- **Exercise description**
Starting at the top of the entries below, write out each line up to and including the one containing "var myChart = echarts.init(document.getElementById('main'));". Leave the pictures out.

Stored items
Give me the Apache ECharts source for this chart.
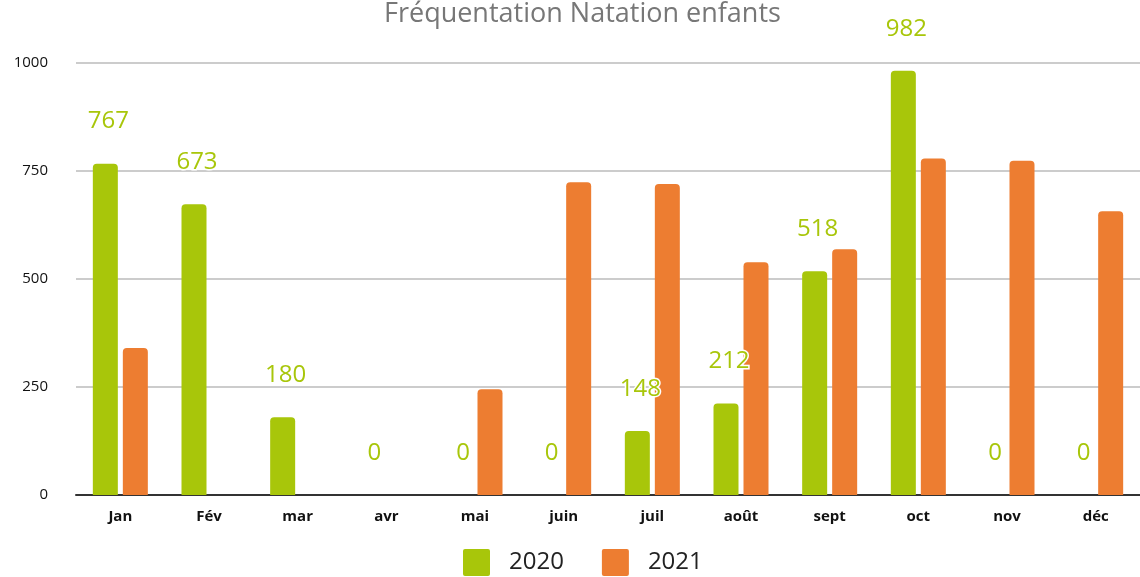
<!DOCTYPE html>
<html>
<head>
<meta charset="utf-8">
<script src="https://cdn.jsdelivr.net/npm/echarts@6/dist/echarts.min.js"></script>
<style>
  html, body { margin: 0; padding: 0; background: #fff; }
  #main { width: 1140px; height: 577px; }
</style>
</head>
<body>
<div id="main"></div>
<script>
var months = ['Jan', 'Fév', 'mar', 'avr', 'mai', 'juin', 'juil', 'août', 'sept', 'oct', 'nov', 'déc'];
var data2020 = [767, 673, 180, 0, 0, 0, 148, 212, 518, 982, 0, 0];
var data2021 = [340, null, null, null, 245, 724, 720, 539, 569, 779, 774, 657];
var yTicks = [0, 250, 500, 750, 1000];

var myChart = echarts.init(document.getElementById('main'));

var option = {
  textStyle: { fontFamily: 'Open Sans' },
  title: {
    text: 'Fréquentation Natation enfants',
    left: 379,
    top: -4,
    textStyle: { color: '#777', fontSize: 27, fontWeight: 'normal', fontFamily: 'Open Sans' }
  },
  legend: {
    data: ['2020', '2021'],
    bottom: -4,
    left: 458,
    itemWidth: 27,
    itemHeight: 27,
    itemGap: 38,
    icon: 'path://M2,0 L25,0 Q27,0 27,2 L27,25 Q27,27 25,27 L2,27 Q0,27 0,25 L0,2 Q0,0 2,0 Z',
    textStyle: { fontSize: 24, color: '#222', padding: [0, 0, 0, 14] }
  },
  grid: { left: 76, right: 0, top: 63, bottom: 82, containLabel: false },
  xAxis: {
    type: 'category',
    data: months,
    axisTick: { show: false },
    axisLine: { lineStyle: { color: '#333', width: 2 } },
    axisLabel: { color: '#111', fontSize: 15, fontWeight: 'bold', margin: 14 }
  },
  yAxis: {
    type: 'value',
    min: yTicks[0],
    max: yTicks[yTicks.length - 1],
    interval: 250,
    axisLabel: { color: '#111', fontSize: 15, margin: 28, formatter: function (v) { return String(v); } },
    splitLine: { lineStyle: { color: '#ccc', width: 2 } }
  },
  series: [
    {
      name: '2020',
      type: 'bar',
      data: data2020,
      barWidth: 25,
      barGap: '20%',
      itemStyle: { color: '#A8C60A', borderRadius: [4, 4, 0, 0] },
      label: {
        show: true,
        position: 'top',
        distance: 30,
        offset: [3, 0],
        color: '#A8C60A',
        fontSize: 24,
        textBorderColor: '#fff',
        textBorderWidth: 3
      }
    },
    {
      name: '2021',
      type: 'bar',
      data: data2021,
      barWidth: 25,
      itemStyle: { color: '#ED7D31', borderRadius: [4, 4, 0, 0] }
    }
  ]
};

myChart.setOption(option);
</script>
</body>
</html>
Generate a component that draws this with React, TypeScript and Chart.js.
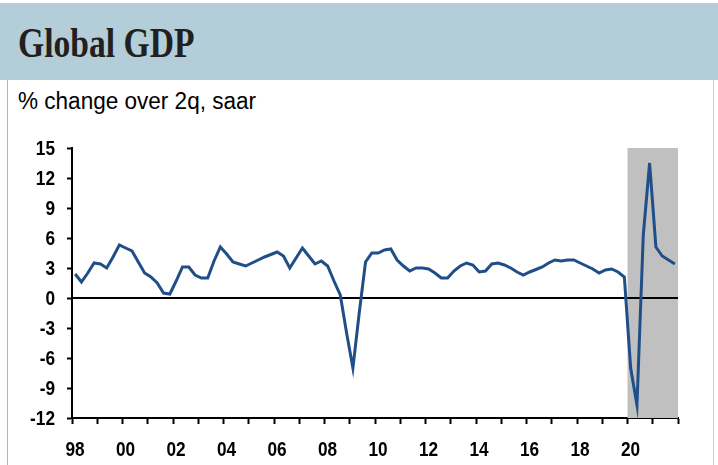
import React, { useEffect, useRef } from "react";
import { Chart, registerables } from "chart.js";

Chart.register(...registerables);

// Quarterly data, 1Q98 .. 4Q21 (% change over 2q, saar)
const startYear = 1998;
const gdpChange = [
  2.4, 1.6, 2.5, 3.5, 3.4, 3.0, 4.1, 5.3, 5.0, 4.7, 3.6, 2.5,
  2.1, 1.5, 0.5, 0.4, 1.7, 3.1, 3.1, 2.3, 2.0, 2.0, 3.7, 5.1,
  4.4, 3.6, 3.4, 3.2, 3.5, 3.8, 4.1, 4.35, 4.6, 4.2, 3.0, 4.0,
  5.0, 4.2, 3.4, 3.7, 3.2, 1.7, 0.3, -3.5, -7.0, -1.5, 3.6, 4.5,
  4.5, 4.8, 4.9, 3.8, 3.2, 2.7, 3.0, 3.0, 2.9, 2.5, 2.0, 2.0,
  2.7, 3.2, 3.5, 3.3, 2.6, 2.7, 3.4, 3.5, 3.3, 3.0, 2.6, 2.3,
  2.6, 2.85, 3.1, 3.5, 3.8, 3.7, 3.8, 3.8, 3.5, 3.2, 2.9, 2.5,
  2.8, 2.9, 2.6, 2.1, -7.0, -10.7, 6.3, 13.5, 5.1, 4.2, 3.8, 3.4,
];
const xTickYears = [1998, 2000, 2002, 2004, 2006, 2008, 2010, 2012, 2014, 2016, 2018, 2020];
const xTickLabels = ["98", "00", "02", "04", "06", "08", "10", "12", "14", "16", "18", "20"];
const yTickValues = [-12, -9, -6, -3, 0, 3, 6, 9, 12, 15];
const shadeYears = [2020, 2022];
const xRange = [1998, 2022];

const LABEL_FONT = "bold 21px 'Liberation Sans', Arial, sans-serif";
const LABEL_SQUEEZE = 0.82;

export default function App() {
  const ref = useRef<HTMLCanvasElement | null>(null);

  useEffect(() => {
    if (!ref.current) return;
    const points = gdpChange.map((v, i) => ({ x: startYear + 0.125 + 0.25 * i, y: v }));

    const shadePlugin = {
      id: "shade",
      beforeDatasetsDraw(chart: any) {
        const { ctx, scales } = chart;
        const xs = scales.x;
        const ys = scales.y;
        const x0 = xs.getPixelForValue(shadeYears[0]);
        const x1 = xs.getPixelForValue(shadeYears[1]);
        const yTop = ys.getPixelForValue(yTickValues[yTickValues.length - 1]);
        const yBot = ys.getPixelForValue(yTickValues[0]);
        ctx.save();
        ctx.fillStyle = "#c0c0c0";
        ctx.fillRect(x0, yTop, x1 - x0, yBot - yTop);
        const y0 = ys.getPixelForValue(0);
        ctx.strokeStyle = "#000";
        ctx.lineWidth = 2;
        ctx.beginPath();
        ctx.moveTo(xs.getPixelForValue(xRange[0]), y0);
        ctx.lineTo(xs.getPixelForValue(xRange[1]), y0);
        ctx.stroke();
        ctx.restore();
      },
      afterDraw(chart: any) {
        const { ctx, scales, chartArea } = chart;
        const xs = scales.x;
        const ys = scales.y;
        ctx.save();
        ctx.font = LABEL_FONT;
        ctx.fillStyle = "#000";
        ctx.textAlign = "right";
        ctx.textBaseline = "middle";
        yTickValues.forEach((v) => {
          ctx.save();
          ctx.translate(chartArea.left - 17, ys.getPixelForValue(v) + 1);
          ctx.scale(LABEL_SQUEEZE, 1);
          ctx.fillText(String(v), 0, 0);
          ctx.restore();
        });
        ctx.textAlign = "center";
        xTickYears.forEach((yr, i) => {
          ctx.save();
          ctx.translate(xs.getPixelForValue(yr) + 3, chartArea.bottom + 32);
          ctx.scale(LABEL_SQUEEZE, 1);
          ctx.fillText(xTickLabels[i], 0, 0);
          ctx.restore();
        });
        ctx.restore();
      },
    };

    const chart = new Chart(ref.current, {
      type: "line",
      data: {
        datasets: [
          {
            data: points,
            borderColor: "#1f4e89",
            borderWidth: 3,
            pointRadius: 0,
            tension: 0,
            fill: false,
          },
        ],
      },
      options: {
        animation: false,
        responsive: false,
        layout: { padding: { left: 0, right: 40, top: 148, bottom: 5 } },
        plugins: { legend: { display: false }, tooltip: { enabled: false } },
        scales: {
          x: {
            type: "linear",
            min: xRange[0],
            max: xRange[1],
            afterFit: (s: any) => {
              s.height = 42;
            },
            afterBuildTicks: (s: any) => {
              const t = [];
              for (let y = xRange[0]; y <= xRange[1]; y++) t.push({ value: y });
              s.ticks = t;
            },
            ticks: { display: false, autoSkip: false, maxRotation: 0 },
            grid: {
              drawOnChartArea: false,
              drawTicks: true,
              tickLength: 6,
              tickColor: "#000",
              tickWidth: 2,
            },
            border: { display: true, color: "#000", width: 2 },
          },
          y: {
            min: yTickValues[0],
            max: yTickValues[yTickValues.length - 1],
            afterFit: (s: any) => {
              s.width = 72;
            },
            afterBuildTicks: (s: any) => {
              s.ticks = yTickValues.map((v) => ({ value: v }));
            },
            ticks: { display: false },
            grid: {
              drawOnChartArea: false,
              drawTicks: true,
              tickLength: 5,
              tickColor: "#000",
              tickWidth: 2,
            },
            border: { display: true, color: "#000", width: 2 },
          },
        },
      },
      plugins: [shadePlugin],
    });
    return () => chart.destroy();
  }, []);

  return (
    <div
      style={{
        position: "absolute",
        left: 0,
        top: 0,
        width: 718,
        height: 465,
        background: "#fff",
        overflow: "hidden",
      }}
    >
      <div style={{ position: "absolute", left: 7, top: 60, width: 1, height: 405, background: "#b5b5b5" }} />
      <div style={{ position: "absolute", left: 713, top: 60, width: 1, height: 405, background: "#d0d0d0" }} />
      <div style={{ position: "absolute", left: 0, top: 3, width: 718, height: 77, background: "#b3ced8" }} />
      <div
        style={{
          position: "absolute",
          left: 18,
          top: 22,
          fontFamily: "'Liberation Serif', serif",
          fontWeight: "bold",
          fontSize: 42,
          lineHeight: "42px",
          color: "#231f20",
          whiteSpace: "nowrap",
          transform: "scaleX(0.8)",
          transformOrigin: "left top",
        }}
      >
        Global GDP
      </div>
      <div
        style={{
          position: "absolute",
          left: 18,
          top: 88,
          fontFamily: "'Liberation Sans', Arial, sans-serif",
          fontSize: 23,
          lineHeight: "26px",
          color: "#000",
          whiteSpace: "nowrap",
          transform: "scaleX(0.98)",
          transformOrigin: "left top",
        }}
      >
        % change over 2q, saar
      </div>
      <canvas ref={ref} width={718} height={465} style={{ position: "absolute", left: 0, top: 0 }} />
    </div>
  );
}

- **Final result**
Give me the Apache ECharts source for this chart.
<!DOCTYPE html>
<html>
<head>
<meta charset="utf-8">
<script src="https://cdn.jsdelivr.net/npm/echarts@6/dist/echarts.min.js"></script>
<style>
  html, body { margin: 0; padding: 0; background: #fff; }
  #main { width: 1140px; height: 577px; }
</style>
</head>
<body>
<div id="main"></div>
<script>
var months = ['Jan', 'Fév', 'mar', 'avr', 'mai', 'juin', 'juil', 'août', 'sept', 'oct', 'nov', 'déc'];
var data2020 = [767, 673, 180, 0, 0, 0, 148, 212, 518, 982, 0, 0];
var data2021 = [340, null, null, null, 245, 724, 720, 539, 569, 779, 774, 657];
var yTicks = [0, 250, 500, 750, 1000];

var myChart = echarts.init(document.getElementById('main'));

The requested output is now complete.